Space allows only cursory mention of a fraction of Cosgrove's subsequent influential work which included: The Iconography of Landscape (1988); Water, Engineering and Landscape (1990); Mappings (1999) – and his University of Heidelberg Hettner Lectures, Geographical Imagination and the Authority of Images (2006). At least three books remain to be published, including Geography and Vision: seeing, imagining and representing the world, 12 scintillating essays on utopian visions, geographical discovery, the shaping of America, conceptions of the Pacific, landscape, masculinity, wilderness, and the astonishing lure of the equator. Geography and Vision is the quintessence of Cosgrove's life-long dialogues between "eyewitness knowledge and interpretation" and the "ideas, hopes and fears of imagined geographies".

Born in Liverpool, Cosgrove traced his geographical passion to a toy globe showing Liverpool as the centre of the world, while the ships in Liverpool's great docks held the promise of exotic realms to be experienced. Following his undergraduate degree at St Catherine's, Oxford, in 1969 and an MA at Toronto in 1971, Cosgrove returned to Oxford for postgraduate study, and worked as lecturer and senior lecturer at Oxford Polytechnic.

In 1980 he became senior lecturer and then reader at Loughborough University, before moving to Royal Holloway, University of London, as Professor of Human Geography from 1994 to 1999 and becoming Dean of the Graduate School in 1998-99. The following year, he gained the inaugural Alexander von Humboldt Chair in Geography at the University of California, Los Angeles, being designated head of department just before his final illness.

Deeply engaged with architectural and art history, landscape design, and the visual media, Cosgrove conceived and curated the Ashmolean Museum exhibition on John Ruskin in 2000. He held visiting appointments at the universities of Toronto, Oregon, and Texas. Myriad academic service posts and research training programmes complemented his devotion to teaching and guiding scores of postgraduate students from all over the world. He advised and participated in many British and international scholarly enterprises, and was a founding editor of the geographical journal Ecumene.

Cosgrove received the Royal Geographical Society's Back Award for contributions to human geography in 1988, gave the prestigious Heidelberg Hettner Lectures in 2005, was awarded an honorary doctorate by the University of Tallinn in February 2008, and would have been Getty Distinguished Scholar at the Getty Research Institute next academic year.
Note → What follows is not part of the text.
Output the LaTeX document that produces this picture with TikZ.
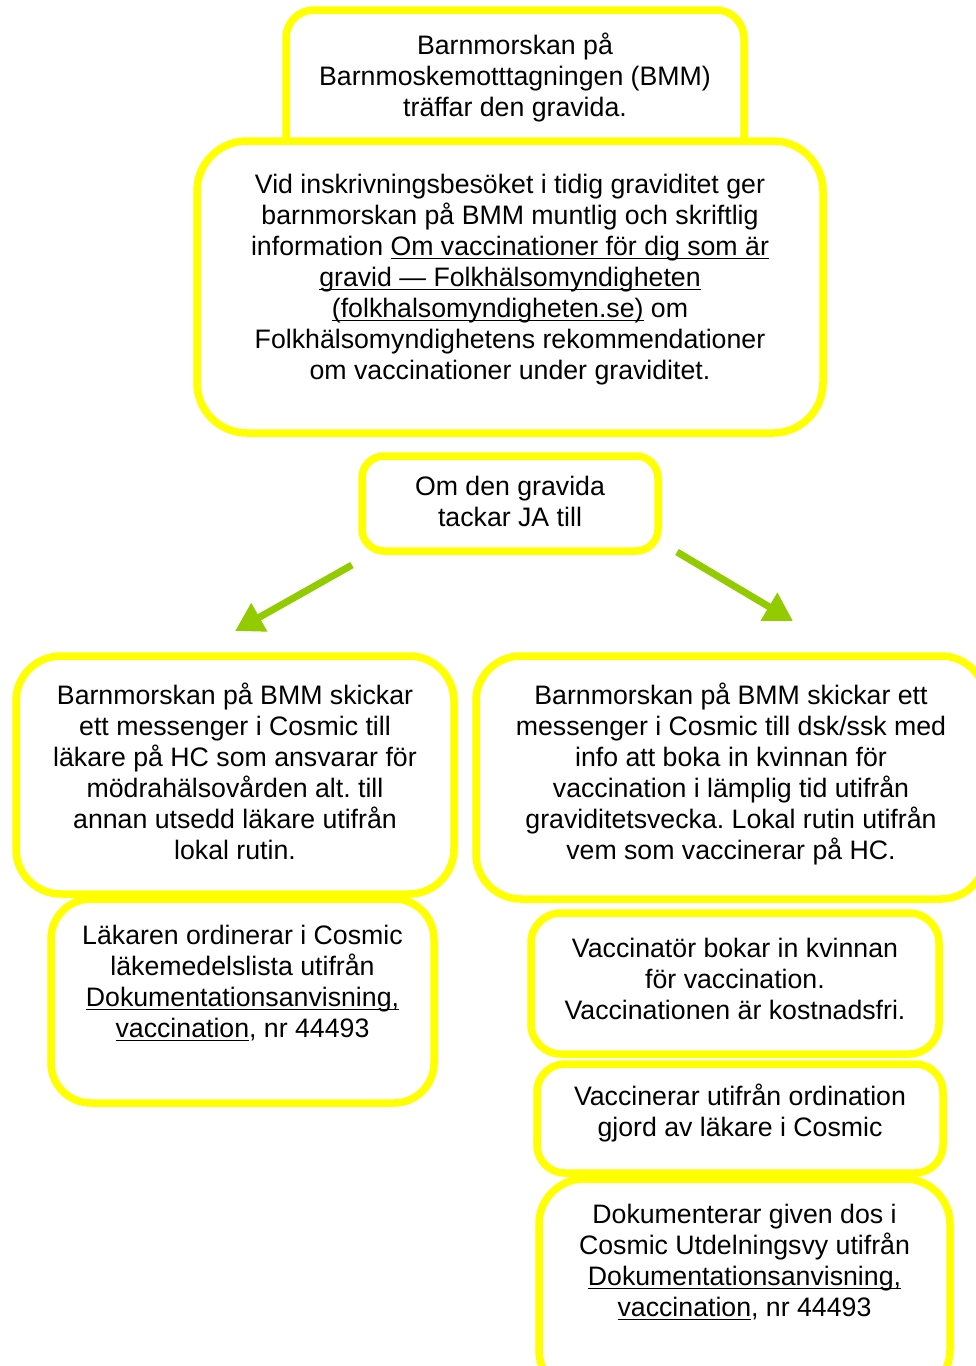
\documentclass[tikz,border=0pt]{standalone}
\usepackage{fontspec}
\setmainfont{Liberation Sans}
\usepackage{tikz}
\usetikzlibrary{arrows.meta,positioning}
\newcommand{\linkul}[1]{\setbox0\hbox{#1}\rlap{\rule[-4pt]{\wd0}{1.6pt}}\box0\relax}
\definecolor{boxyellow}{RGB}{255,255,0}
\definecolor{arrowgreen}{RGB}{146,204,0}
\frenchspacing

\begin{document}
\begin{tikzpicture}[x=1pt,y=-1pt,
    rbox/.style={draw=boxyellow,line width=7.5pt,fill=white,inner sep=0pt},
    rtext/.style={align=center,inner sep=0pt,anchor=base,font=\fontsize{26.7}{31}\selectfont},
    jaarrow/.style={draw=arrowgreen,line width=7pt,-{Triangle[width=31pt,length=28pt]}}]
    \useasboundingbox (0,0) rectangle (976,1366);
    \clip (0,0) rectangle (976,1366);
            % top part
            \node[rbox,rounded corners=28pt,minimum width=458pt,minimum height=160pt] (meet) at (515,90) {};
            \node[rtext] (meettext) at ([yshift=-110pt]meet.north) {Barnmorskan på\\Barnmoskemotttagningen (BMM)\\träffar den gravida.};
            \node[rbox,rounded corners=50pt,minimum width=626pt,minimum height=292pt] (visit) at (510,287) {};
            \node[rtext] (visittext) at ([yshift=-242pt]visit.north) {Vid inskrivningsbesöket i tidig graviditet ger\\
                barnmorskan på BMM muntlig och skriftlig\\
                information \linkul{Om vaccinationer för dig som är}\\
                \linkul{gravid — Folkhälsomyndigheten}\\
                \linkul{(folkhalsomyndigheten.se)} om\\
                Folkhälsomyndighetens rekommendationer\\
                om vaccinationer under graviditet.};
            \node[rbox,rounded corners=22pt,minimum width=296pt,minimum height=95pt] (yes) at (510,503.5) {};
            \node[rtext] (yestext) at ([yshift=-74pt]yes.north) {Om den gravida\\tackar JA till};
            % arrows
            \coordinate (lefttail) at (352,565);
            \coordinate (lefttip) at (235,631);
            \coordinate (righttail) at (677,552);
            \coordinate (righttip) at (793,621);
            \draw[jaarrow] (lefttail) -- (lefttip);
            \draw[jaarrow] (righttail) -- (righttip);
            % left column
            \node[rbox,rounded corners=45pt,minimum width=438pt,minimum height=238pt] (doctor) at (235,775) {};
            \node[rtext] (doctortext) at ([yshift=-207pt]doctor.north) {Barnmorskan på BMM skickar\\
                ett messenger i Cosmic till\\
                läkare på HC som ansvarar för\\
                mödrahälsovården alt. till\\
                annan utsedd läkare utifrån\\
                lokal rutin.};
            \node[rbox,rounded corners=40pt,minimum width=383pt,minimum height=204pt] (order) at (242.5,1001) {};
            \node[rtext] (ordertext) at ([yshift=-142pt]order.north) {Läkaren ordinerar i Cosmic\\
                läkemedelslista utifrån\\
                \linkul{Dokumentationsanvisning,}\\
                \linkul{vaccination}, nr 44493};
            % right column
            \node[rbox,rounded corners=45pt,minimum width=510pt,minimum height=243pt] (nurse) at (731,777.5) {};
            \node[rtext] (nursetext) at ([yshift=-207pt]nurse.north) {Barnmorskan på BMM skickar ett\\
                messenger i Cosmic till dsk/ssk med\\
                info att boka in kvinnan för\\
                vaccination i lämplig tid utifrån\\
                graviditetsvecka. Lokal rutin utifrån\\
                vem som vaccinerar på HC.};
            \node[rbox,rounded corners=30pt,minimum width=408pt,minimum height=141pt] (book) at (735,983.5) {};
            \node[rtext] (booktext) at ([yshift=-110pt]book.north) {Vaccinatör bokar in kvinnan\\
                för vaccination.\\
                Vaccinationen är kostnadsfri.};
            \node[rbox,rounded corners=28pt,minimum width=406pt,minimum height=109pt] (vacc) at (740,1118.5) {};
            \node[rtext] (vacctext) at ([yshift=-76pt]vacc.north) {Vaccinerar utifrån ordination\\
                gjord av läkare i Cosmic};
            \node[rbox,rounded corners=45pt,minimum width=411pt,minimum height=216pt] (record) at (744.5,1287) {};
            \node[rtext] (recordtext) at ([yshift=-141pt]record.north) {Dokumenterar given dos i\\
                Cosmic Utdelningsvy utifrån\\
                \linkul{Dokumentationsanvisning,}\\
                \linkul{vaccination}, nr 44493};
\end{tikzpicture}
\end{document}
Prizing geography's traditional mélange of nature and culture, Cosgrove had little affinity with either the abstract positivism of spatial science or the radical activism of post-colonial social critique. Happy in 16th-century Italy, he recalled that at home and at his Jesuit school, Rome had always been more important than London. Like Renaissance humanists, he saw the fulfilled life as a balance between the vita activa and the vita contemplativa; for himself he chose contemplation, self-reflection, thoughtful critical converse. His vocation was less about changing the world than changing oneself. Whereas policy-driven social science was blind to the liberating and consoling power of beauty, dismissing it as veneer and distraction, Cosgrove's aesthetic concern reflected his conviction that beauty was inseparable from goodness and truth. In common with Stoics and Jesuits, he told an interviewer, he valued education as "something that feeds the soul and the mind and the body together, posing questions like 'Who are we in relation to the world? How should we live our lives in a way that is fulfilling and morally proper?' "

In that quest, he was eminently successful. His warmth, humour, kindness, delight in children, theirs in him, and intellectual challenge, charmed and dazzled all who knew him.

David Lowenthal

Denis Cosgrove, geographer: born Liverpool 3 May 1948; Lecturer in Geography, Oxford Polytechnic 1972-75, Senior Lecturer 1975-79, Principal Lecturer 1979-80; Lecturer in Geography, Loughborough University 1980-83, Senior Lecturer 1983-88, Reader 1988-94; Professor of Human Geography, Royal Holloway, University of London 1994-99, Dean of the Graduate School 1998-99; Alexander von Humboldt Professor of Geography, University of California, Los Angeles 2000-08; twice married (one son, two daughters); died Los Angeles 21 March 2008.